Prabowo yang juga memberikan pernyataan setelah Megawati mengatakan, penunjukkan dirinya sebagai wakil persiden merupakan kehormatan besar. Menurut mantan Panglima Kostrad itu, kesepakatan yang dicapai antara PDI-Perjuangan dan Partai Gerakan Raya Indonesia (Gerindra), karena kedua partaimemiliki komitmen yang besar untuk menegakkan Pancasila, Negara Kesatuan Republik Indonesia (NKRI), kedaulatan ekonomi dan berpihak pada kaum kecil.

“Ini merupakan tanggungjawab besar yang akan saya laksanakan sebaik mungkin bersama Ibu Megawati Soekarnoputri dan PDI-Perjuangan,” kata Prabowo (lihat “Megawati-Prabowo Deklarasikan Sebagai Capres/Cawapres,” Suara Merdeka CyberNews, 15 Mei 2009).

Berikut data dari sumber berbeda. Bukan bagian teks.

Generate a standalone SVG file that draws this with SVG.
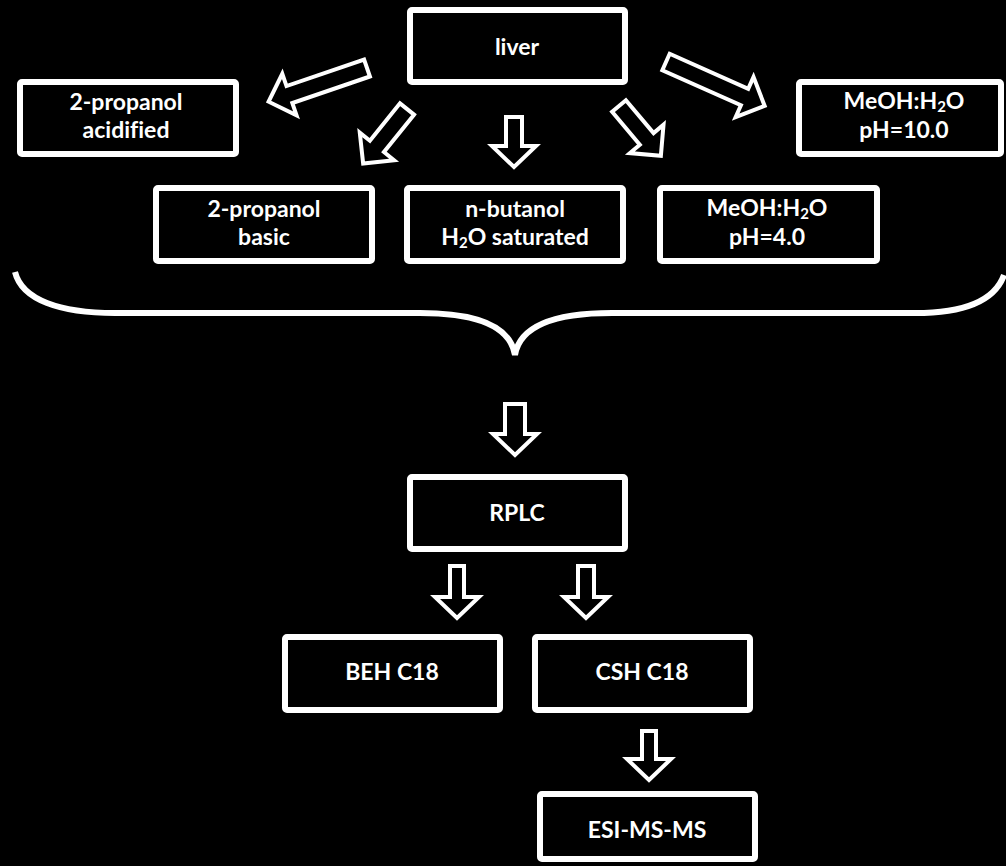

Usai deklarasi keduanya mendapat ucapan selamat dari petinggi PDIP dan Gerindra, Mochtar Pakpahan dan sejumlah simpatisan. Halida Hatta yang berbaju terusan warna putih, tampak berpelukan dengan Megawati dan saling menempelkan pipi.

Semua deklarasi itu, tentu saja penting bagi ketiga pasangan calon presiden dan wakilnya. Namun yang lebih penting, ketika salah satu di antara mereka terpilih menjadi presiden dan wakil presiden, mereka kemudian memang terbukti melakukannya dengan cara-cara yang benar, baik dan jujur, bahkan ketika peluang menjadi presiden dan wakil presiden itu sangat mudah didapat oleh mereka. Kalau tidak, mereka tak lebih dari segerombolan penipu.